Designing your project with migration in mind doesn’t slow you down. It protects your future velocity.
Why Migrations Become Painful
Most painful migrations aren’t caused by bad tools. They’re caused by tight coupling and hidden assumptions.
Common reasons migrations hurt:
-
Business logic tied directly to a specific platform
-
Data models locked into proprietary formats
-
Hardcoded dependencies spread across the codebase
-
No clear separation between core logic and infrastructure
-
Overreliance on platform-specific features
When everything is intertwined, changing one part forces you to change everything.
Think in Layers, Not Tools
The most important principle for painless migration is layering.
Your project should conceptually separate:
-
Business logic
-
Data access
-
UI and presentation
-
Infrastructure and hosting
-
External services and APIs
When these layers are cleanly separated, migrating one layer doesn’t require rewriting the others. You’re changing where things run, not what they do.
Keep Business Logic Platform-Agnostic
Business logic is your product’s brain. It should not care where it runs.
Avoid:
-
Embedding logic inside UI components
-
Writing business rules directly inside API handlers
-
Tying workflows to framework-specific patterns
Instead:
-
Centralize logic in services or domain modules
-
Keep functions pure where possible
-
Pass dependencies in rather than importing them directly
This makes it far easier to move from one stack, platform, or tool to another.
Own Your Data Models
Data is one of the hardest things to migrate once it’s locked in.

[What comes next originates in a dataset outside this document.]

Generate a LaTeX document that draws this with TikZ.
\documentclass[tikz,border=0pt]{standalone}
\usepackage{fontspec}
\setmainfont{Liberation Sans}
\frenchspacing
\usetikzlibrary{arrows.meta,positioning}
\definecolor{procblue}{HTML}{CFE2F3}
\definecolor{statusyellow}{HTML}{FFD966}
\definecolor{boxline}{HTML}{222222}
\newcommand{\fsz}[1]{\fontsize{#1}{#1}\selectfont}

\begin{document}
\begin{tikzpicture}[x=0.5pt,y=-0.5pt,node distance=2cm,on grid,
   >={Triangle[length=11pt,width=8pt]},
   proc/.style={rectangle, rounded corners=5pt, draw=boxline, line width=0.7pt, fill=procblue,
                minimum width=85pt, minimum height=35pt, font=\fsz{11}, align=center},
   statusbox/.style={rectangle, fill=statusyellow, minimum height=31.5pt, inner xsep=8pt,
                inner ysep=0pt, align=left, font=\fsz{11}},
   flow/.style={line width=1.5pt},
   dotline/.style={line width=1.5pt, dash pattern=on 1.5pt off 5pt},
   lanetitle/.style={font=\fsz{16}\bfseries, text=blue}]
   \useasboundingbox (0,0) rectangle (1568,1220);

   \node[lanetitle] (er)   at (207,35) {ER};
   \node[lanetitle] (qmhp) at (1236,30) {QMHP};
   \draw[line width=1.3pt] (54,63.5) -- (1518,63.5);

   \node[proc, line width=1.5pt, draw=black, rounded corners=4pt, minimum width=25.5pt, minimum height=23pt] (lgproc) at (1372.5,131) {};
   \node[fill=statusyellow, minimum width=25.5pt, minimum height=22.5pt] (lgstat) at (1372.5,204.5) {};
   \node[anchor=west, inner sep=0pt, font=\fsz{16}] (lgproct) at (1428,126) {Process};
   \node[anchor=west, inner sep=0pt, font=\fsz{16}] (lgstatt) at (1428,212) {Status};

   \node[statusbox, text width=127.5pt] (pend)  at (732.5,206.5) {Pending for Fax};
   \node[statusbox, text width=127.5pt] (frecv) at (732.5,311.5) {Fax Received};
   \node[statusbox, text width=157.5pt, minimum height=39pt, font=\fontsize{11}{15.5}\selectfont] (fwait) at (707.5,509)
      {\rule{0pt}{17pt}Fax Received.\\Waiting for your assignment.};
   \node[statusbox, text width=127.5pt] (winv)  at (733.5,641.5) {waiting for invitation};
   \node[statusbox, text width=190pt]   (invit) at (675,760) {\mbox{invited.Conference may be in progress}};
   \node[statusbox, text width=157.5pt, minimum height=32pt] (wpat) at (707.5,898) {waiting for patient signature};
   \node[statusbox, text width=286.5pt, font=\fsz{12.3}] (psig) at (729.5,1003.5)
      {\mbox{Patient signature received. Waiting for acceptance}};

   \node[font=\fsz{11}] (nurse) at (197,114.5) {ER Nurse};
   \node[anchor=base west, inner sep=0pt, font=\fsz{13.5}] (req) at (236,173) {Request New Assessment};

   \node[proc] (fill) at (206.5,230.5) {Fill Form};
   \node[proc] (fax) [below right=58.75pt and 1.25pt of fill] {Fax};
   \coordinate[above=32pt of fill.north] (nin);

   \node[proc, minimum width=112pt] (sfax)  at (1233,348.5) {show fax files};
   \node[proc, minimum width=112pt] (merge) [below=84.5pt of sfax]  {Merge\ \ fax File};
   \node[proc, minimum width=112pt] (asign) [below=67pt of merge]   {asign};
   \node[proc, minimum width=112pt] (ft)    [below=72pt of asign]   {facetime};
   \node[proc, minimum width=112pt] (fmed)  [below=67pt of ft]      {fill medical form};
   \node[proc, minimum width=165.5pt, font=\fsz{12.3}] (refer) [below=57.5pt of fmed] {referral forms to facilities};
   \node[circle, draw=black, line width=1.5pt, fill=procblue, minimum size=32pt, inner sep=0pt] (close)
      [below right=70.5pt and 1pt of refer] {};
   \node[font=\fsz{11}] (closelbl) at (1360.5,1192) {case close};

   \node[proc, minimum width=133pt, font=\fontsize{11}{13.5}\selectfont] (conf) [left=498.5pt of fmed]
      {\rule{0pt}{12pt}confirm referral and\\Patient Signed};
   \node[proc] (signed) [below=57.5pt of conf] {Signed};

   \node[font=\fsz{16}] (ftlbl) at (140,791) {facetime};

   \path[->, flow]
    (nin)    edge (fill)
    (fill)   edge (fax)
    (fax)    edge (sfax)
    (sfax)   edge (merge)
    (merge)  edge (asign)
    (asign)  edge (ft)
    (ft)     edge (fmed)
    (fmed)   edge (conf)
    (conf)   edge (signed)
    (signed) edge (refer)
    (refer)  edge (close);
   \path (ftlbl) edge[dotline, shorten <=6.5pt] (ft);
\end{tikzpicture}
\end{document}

To keep migration painless:
-
Use clear, well-documented schemas
-
Avoid platform-specific data features unless necessary
-
Keep migrations explicit and versioned
-
Ensure data can be exported easily
Owning your data structure means you can move storage providers without rethinking your entire product.
Treat External Services as Replaceable
Every third-party service should be treated as temporary—even if you plan to use it forever.
Good practices include:
-
Wrapping external APIs behind internal interfaces
-
Centralizing integrations in one place
-
Avoiding direct calls from UI components
-
Designing fallbacks or alternatives conceptually
When the time comes to replace a service, you swap the integration—not your entire system.
Avoid Over-Optimizing Early
Premature optimization often leads to platform lock-in.
Highly specialized solutions might feel efficient early on but become liabilities later. Favor simple, understandable patterns that are easy to move and refactor.
Migration is easier when the code is boring and predictable.
Design With Exit Paths in Mind
Every major decision should answer one quiet question: “How would we undo this?”
You don’t need to plan the migration itself—just make sure one exists.
This means:
-
Keeping code readable
-
Maintaining clear boundaries
-
Using standard technologies where possible
-
Documenting assumptions
Tools like Lovable help here by generating readable, exportable code that teams can own and evolve outside the platform when needed.
When Speed Still Matters
Designing for migration doesn’t mean moving slowly. It means moving intentionally.
You can still:
-
Build fast
-
Ship MVPs
-
Use AI-assisted tools
-
Choose pragmatic shortcuts
Just make sure shortcuts don’t become traps.
Conclusion
Migration is not a failure—it’s a sign of growth. Teams that design with migration in mind don’t fear change; they adapt smoothly when it arrives.
By separating concerns, owning your data, and treating tools as interchangeable, you future-proof your project without sacrificing speed today. The goal isn’t to predict the future—it’s to make sure you’re ready for it.